Le Tchad est un pays soumis à une dictature sans feuille de route depuis trois décennies. Depuis le fameux forum de février 2018, le dictateur Idriss DEBY-ITNO, s’est débarrassé des apparences : plus de primature, plus de pouvoir de contrôle de l’action gouvernementale par l’Assemblée nationale, le pouvoir judiciaire regroupé au sein de la Cour suprême est devenu le prolongement du cabinet présidentiel, etc…
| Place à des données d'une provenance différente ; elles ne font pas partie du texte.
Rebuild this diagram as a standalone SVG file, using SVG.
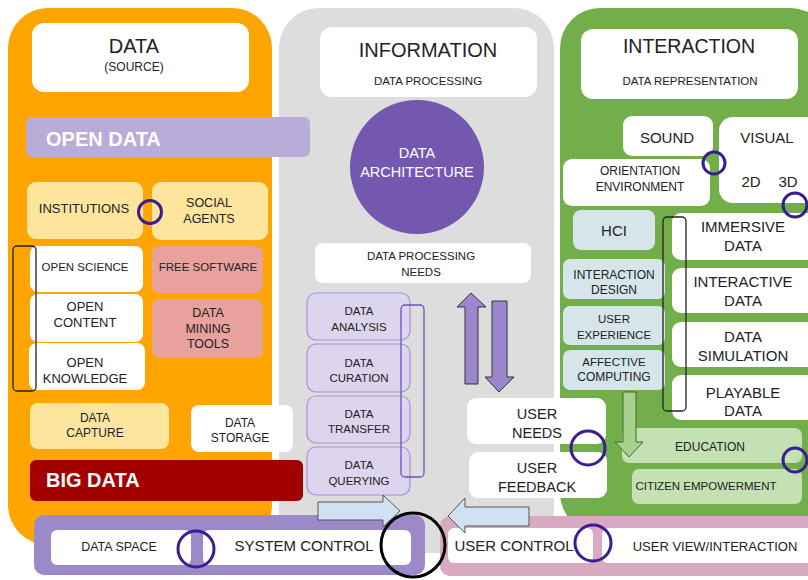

Il est donc normal que, dès qu’il attrape froid, l’ensemble des institutions soit atteint de grippe. A la mi-janvier, quand, après avoir répondu à la convocation du Président français à Pau, Deby entra en clinique pour dit-on une opération bénigne de la prostate, le pays a manqué de peu à basculer dans les violences :

Les enfants du Président, convaincus par leur géniteur que le pouvoir leur appartient et qu’il se conserve par le canon, s’organisaient ouvertement pour ne pas rater le coche ;

Les différents clans de l’armée s’organisaient chacun pour ne pas être le dindon de la farce ;

Les bruits de bottes émanant des mouvements politico-militaires se faisaient entendre aux quatre coins du territoire national ; chacun affûtait ses armes, se faisait plus présent en matière de communication.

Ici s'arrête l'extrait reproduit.